3. If the lower and upper indices are the same:

\text{Result} = \text{sortedNumbers[lowerIndex]}

4. If the lower and upper indices are different:

 \text{lowerValue} = \text{sortedNumbers[lowerIndex]} \\
\text{upperValue} = \text{sortedNumbers[upperIndex]} \\

\text{Result} = \text{lowerValue} + (\text{index} - \text{lowerIndex}) \times (\text{upperValue} - \text{lowerValue}) 

This logic allows you to calculate the desired percentile value for a given set of sorted numbers. Note that the index for the array starts at 0.

4. Mean (Average)

The mean, often referred to as the average, is a central tendency measure calculated by summing up all values and dividing by the total number of observations. It represents the general tendency of the dataset.

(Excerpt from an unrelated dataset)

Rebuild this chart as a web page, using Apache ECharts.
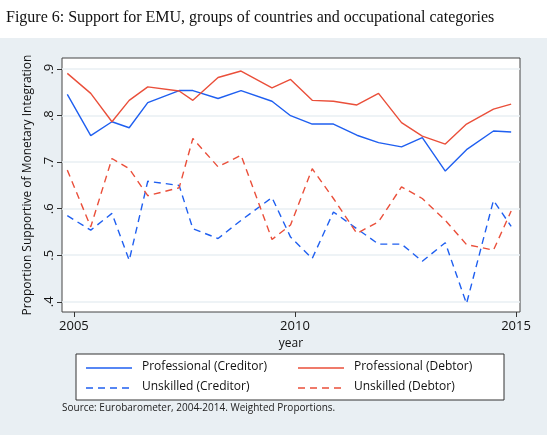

 \text{Mean} = \frac{\sum \text{data points}}{\text{Number of data points}} 

5. Geometric Mean

The geometric mean is an average calculated by taking the nnth root of the product of nn values. It is suitable for datasets with values that represent relative growth or multiplication.

 \text{Geometric Mean} = \sqrt[n]{\text{Product of data points}} 

6. Median

The median is the middle value in a dataset when arranged in ascending order. It is robust to extreme values and provides insight into the center of the distribution.

7. Sample Standard Deviation

The sample standard deviation measures the dispersion or spread of data points around the mean in a sample. It helps quantify the variability within the dataset.

 s = \sqrt{\frac{\sum(\text{data points} - \text{Mean})^2}{\text{Number of data points} - 1}} 

8. Population Standard Deviation

The population standard deviation calculates the dispersion of data points around the mean in a population. It is similar to the sample standard deviation but considers the entire population.

\sigma = \sqrt{\frac{\sum(\text{data points} - \text{Mean})^2}{\text{Number of data points}}} 

9. Range

The range is the difference between the maximum and minimum values in a dataset. It provides a simple measure of the spread of data.

 \text{Range} = \text{Max} - \text{Min} 

10. Mode

The mode represents the value that appears most frequently in a dataset. It helps identify the most common observation.

Formula: No specific formula; it is the value with the highest frequency.

Example:

Let’s consider the following dataset: 12, 15, 20, 22, 25, 30, 35, 40, 45, 50.

Count: There are 10 numbers in the dataset.

Sum: The sum of all the numbers is 294.

Maximum: 50

Minimum: 12

25th Percentile (Q1): Using the above formula, the 25th percentile is 20.5.

75th Percentile (Q3): Using the above formula, the 75th percentile is 38.75.

Mean: (12 + 15 + 20 + 22 + 25 + 30 + 35 + 40 + 45 + 50) / 10 = 29.

Geometric Mean: √(12 * 15 * 20 * 22 * 25 * 30 * 35 * 40 * 45 * 50)^(1/10) ≈ 27.52.

Median: The middle value of the dataset when it’s arranged in ascending order is the median. In this case, the median is 27.5 (average of 25 and 30).

Sample Standard Deviation: Approximately 14.63.

Population Standard Deviation: Approximately 13.75.

Range: The difference between the maximum and minimum values, which is 50 – 12 = 38.

Mode: There is no mode in this dataset since all values appear only once.

By incorporating these summary statistics in your analysis, you can gain a comprehensive understanding of the data distribution, central tendencies, variability, and common observations, allowing you to make more informed decisions and insights.